DOCC Lab Reading Group

Blueprint: A Toolchain for Highly-Reconfigurable Microservices

Research Question(s): How to easily reconfigure microservice applications for 1) update microservices design, 2) reproduce emergent phenomena in microservices and 3) prototype and evaluate solutions for microservices.

Key Contributions: Hard to explore and standardize is the design space of microservice systems, yet point solutions in such a vast design space are the norm in microservice benchmarks. Hence, the generalizability of research results derived from such benchmarks is questionable. Additionally, microservice implementations tightly couple concerns at source-code level, so a slight alteration of design requires a lot of efforts (hundreds to thousands of lines of code).

Blueprint’s key insight is that the design of a microservice application can be decoupled into three almost independent layers (i) the application level workflow that defines APIs used by microservices, (ii) the underlying scaffolding components such as replication and auto-scaling frameworks, communication libraries, and storage backends , and (iii) the concrete instantiations of those components and their configuration. Using this insight, Blueprint compiler first takes three inputs, workflow spec, wiring spec, and compiler plugins, and generates an intermediate representation(IR). An IR is a structured graph specifying the services, and scaffolding (e.g. distributed tracing), and instantiation granularity (e.g. Linux Process and Docker Container). The compiler then uses the IR to generate runnable microservice applications. Using Blueprint, a researcher can change the design of a microservice by simply updating one or more of workflow spec, wiring spec and compiler plugins.

Blueprint is able to reduce the number of lines of code for implementing a microservice benchmark by 5-7X. The lines of code required for changing a design choice has 17X reduction.

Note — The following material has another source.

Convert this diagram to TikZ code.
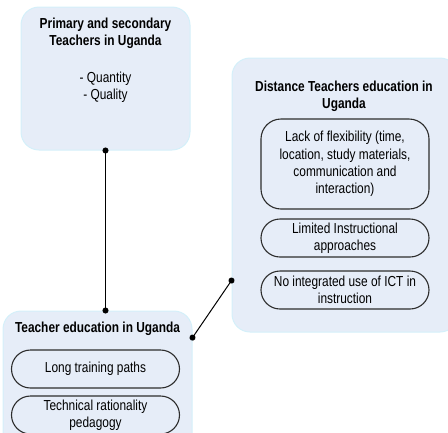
\documentclass[tikz,border=0pt]{standalone}
\usepackage{fontspec}
\setmainfont{Liberation Sans}[FakeStretch=0.82]
\usepackage{tikz}
\usetikzlibrary{arrows.meta}
\definecolor{BoxBlue}{RGB}{230,237,248}
\definecolor{BoxEdge}{RGB}{212,240,250}
\definecolor{PillEdge}{RGB}{45,45,45}
\newcommand{\textsz}{\fontsize{14.5}{17.3}\selectfont}

\begin{document}
\begin{tikzpicture}[x=1pt, y=-1pt,
    every node/.style={font=\textsz},
    group/.style={draw=BoxEdge, fill=BoxBlue, rounded corners=18pt, line width=1pt, inner sep=0pt},
    pill/.style={draw=PillEdge, rounded corners=19pt, line width=1.1pt, minimum width=168pt, minimum height=38pt, align=center, inner sep=1pt},
    title/.style={font=\textsz\bfseries, align=center},
    link/.style={line width=1pt, shorten <=-3pt, shorten >=-3pt, {Circle[length=6pt]}-{Circle[length=6pt]}}]
  \useasboundingbox (0,0) rectangle (448,432);
  \clip (0,0) rectangle (448,432);

  \node[group, minimum width=169pt, minimum height=143pt] (prim) at (105.5,78.5) {};
  \node[title] (primtitle) at (105.5,33.5) {Primary and secondary\\Teachers in Uganda};
  \node[align=center] (primlist) at (105.5,87) {- Quantity\\- Quality};

  \node[group, minimum width=189pt, minimum height=150pt] (ted) at (97.5,386) {};
  \node[title] (tedtitle) at (97.5,329) {Teacher education in Uganda};
  \node[pill] (longpaths) at (95.5,369) {Long training paths};
  \node[pill] (techrat) at (95.5,415) {Technical rationality\\pedagogy};

  \node[group, minimum width=226pt, minimum height=274pt] (dist) at (345,195) {};
  \node[title] (disttitle) at (344,96.5) {Distance Teachers education in\\Uganda};
  \node[pill, minimum height=90pt, rounded corners=20pt] (flex) at (345,164) {Lack of flexibility (time,\\location, study materials,\\communication and\\interaction)};
  \node[pill] (instr) at (345,238) {Limited Instructional\\approaches};
  \node[pill] (ict) at (345,290) {No integrated use of ICT in\\instruction};

  \draw[link] (prim.south) -- (prim.south |- ted.north);
  \draw[link] (ted.27) -- (dist.217);
\end{tikzpicture}
\end{document}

Blueprint can reproduce emergent phenomena like metastable failures and cross-system inconsistency by 3-4 lines of code in the wiring spec. Blueprint can generate runnable small to medium sized microservice applications within seconds (1-3 sec).

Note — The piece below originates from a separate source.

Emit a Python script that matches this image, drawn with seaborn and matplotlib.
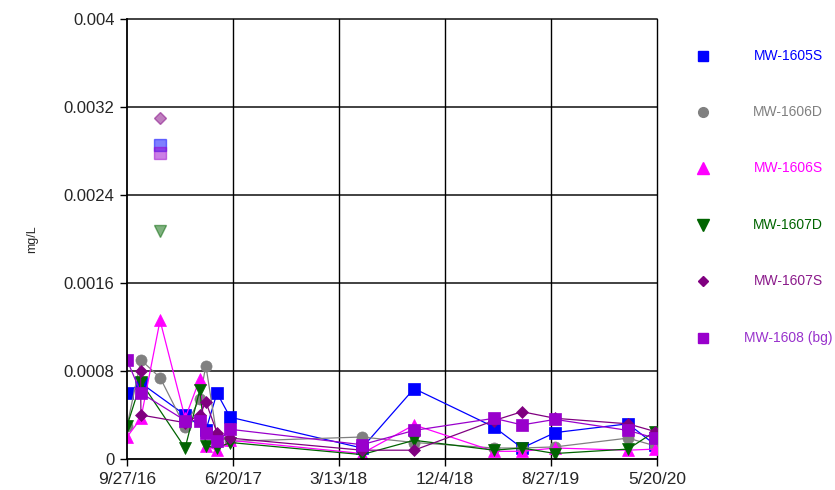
import numpy as np
import pandas as pd
import matplotlib
matplotlib.use("Agg")
import matplotlib.pyplot as plt
import seaborn as sns

# sample dates (one extra 10/31/16 entry used only by MW-1607S)
dates = ["2016-09-27", "2016-10-31", "2016-11-01", "2016-12-19", "2017-02-20",
         "2017-03-29", "2017-04-13", "2017-05-11", "2017-06-13", "2018-05-10",
         "2018-09-18", "2019-04-07", "2019-06-16", "2019-09-07", "2020-03-08",
         "2020-05-15"]
nan = np.nan

mw_1605s = [0.0006, nan, 0.00069, nan, 0.0004, nan, 0.00026, 0.0006, 0.00038, 0.0001,
            0.00064, 0.00029, 0.0001, 0.00024, 0.00032, 0.00013]
mw_1606d = [0.0003, nan, 0.0009, 0.00074, 0.00029, 0.00055, 0.00085, 0.0002, 0.00016, 0.0002,
            0.00015, 0.0001, 0.0001, 0.00011, 0.00019, 0.00012]
mw_1606s = [0.0002, nan, 0.00037, 0.00126, 0.00037, 0.00073, 0.00012, 0.00008, 0.00017, 0.00005,
            0.00031, 0.00007, 0.00007, 0.0001, 0.00008, 0.00009]
mw_1607d = [0.0003, nan, 0.0007, nan, 0.0001, 0.00063, 0.00012, 0.0001, 0.00015, 0.00004,
            0.00017, 0.00008, 0.0001, 0.00005, 0.00009, 0.00025]
mw_1607s = [nan, 0.0008, 0.0004, nan, 0.00033, 0.0004, 0.00052, 0.00024, 0.00019, 0.00008,
            0.00008, 0.00035, 0.00043, 0.00037, 0.00032, 0.00025]
mw_1608 = [0.0009, nan, 0.0006, nan, 0.00035, 0.00035, 0.00024, 0.00016, 0.00027, 0.00013,
           0.00026, 0.00037, 0.00031, 0.00036, 0.00026, 0.00019]

series_names = ["MW-1605S", "MW-1606D", "MW-1606S", "MW-1607D", "MW-1607S", "MW-1608 (bg)"]
series_values = [mw_1605s, mw_1606d, mw_1606s, mw_1607d, mw_1607s, mw_1608]
colors = ["#0000FF", "#808080", "#FF00FF", "#006400", "#800080", "#9900CC"]
text_colors = ["#0000FF", "#808080", "#FF00FF", "#006400", "#8B1A8B", "#9933CC"]
markers = ["s", "o", "^", "v", "D", "s"]
msizes = [8, 8, 9, 9, 6, 8]

# faded (flagged) results on 12/19/16
faded_date = "2016-12-19"
faded_series = ["MW-1605S", "MW-1607D", "MW-1607S", "MW-1608 (bg)"]
faded_values = [0.00285, 0.00207, 0.0031, 0.00278]

xtick_dates = ["2016-09-27", "2017-06-20", "2018-03-13", "2018-12-04", "2019-08-27", "2020-05-20"]
xtick_labels = ["9/27/16", "6/20/17", "3/13/18", "12/4/18", "8/27/19", "5/20/20"]
yticks = [0, 0.0008, 0.0016, 0.0024, 0.0032, 0.004]
ytick_labels = ["0", "0.0008", "0.0016", "0.0024", "0.0032", "0.004"]

sns.set_style("white")
plt.rcParams["font.family"] = ["Liberation Sans", "DejaVu Sans"]

fig = plt.figure(figsize=(8.35, 4.9), dpi=100)
ax = fig.add_axes([127 / 835, 31 / 490, 530 / 835, 440 / 490])

x_all = pd.to_datetime(dates)
for name, vals, c, m, ms in zip(series_names, series_values, colors, markers, msizes):
    df = pd.DataFrame({"date": x_all, "value": vals}).dropna()
    sns.lineplot(data=df, x="date", y="value", ax=ax, color=c, marker=m, markersize=ms,
                 markeredgecolor=c, markeredgewidth=0.5, linewidth=0.9,
                 estimator=None, sort=True, zorder=3)

for name, v in zip(faded_series, faded_values):
    i = series_names.index(name)
    ax.plot(pd.to_datetime([faded_date]), [v], linestyle="none", marker=markers[i],
            markersize=msizes[i], color=colors[i], markeredgecolor=colors[i],
            alpha=0.5, zorder=3)

ax.set_xlim(pd.Timestamp(xtick_dates[0]), pd.Timestamp(xtick_dates[-1]))
ax.set_ylim(0, 0.004)
ax.set_xticks(pd.to_datetime(xtick_dates))
ax.set_xticklabels(xtick_labels, fontsize=12.5)
ax.set_yticks(yticks)
ax.set_yticklabels(ytick_labels, fontsize=12)
ax.set_xlabel("")
ax.set_ylabel("mg/L", fontsize=9, labelpad=18)
ax.tick_params(axis="both", direction="out", length=5, width=1, color="black",
               left=True, bottom=True, pad=4)

ax.grid(False)
for yv in yticks[1:]:
    ax.axhline(yv, color="#333333", linewidth=1.3, zorder=1, clip_on=False)
for xd in xtick_dates[1:]:
    ax.axvline(pd.Timestamp(xd), color="black", linewidth=1.0, zorder=1, clip_on=False)
for s in ["top", "right"]:
    ax.spines[s].set_visible(False)
for s in ["left", "bottom"]:
    ax.spines[s].set_color("black")
    ax.spines[s].set_linewidth(1.3)
    ax.spines[s].set_zorder(4)

# legend on the right, one entry per row
lg = fig.add_axes([0, 0, 1, 1], facecolor="none")
lg.set_xlim(0, 835)
lg.set_ylim(490, 0)
lg.axis("off")
row_y = [56, 112, 168, 225, 281, 338]
for name, c, tc, m, ms, yy in zip(series_names, colors, text_colors, markers, msizes, row_y):
    lg.plot([703], [yy], marker=m, markersize=ms - 1, color=c, markeredgecolor=c, linestyle="none")
    lg.text(788, yy, name, color=tc, fontsize=10, ha="center", va="center")

fig.savefig("out.png", dpi=100)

Opportunities for future work: 1) Debugging generated code and runnable systems can be challenging. 2) Currently, Blueprint generates services only in Go. More compiler plug-ins in the future may support other programming languages. 3) The abstractions Blueprint are great for reconfiguring applications, but at the cost of potentially performance optimizations. This performance tax may make Blueprint not suitable for generating production-ready microservice applications.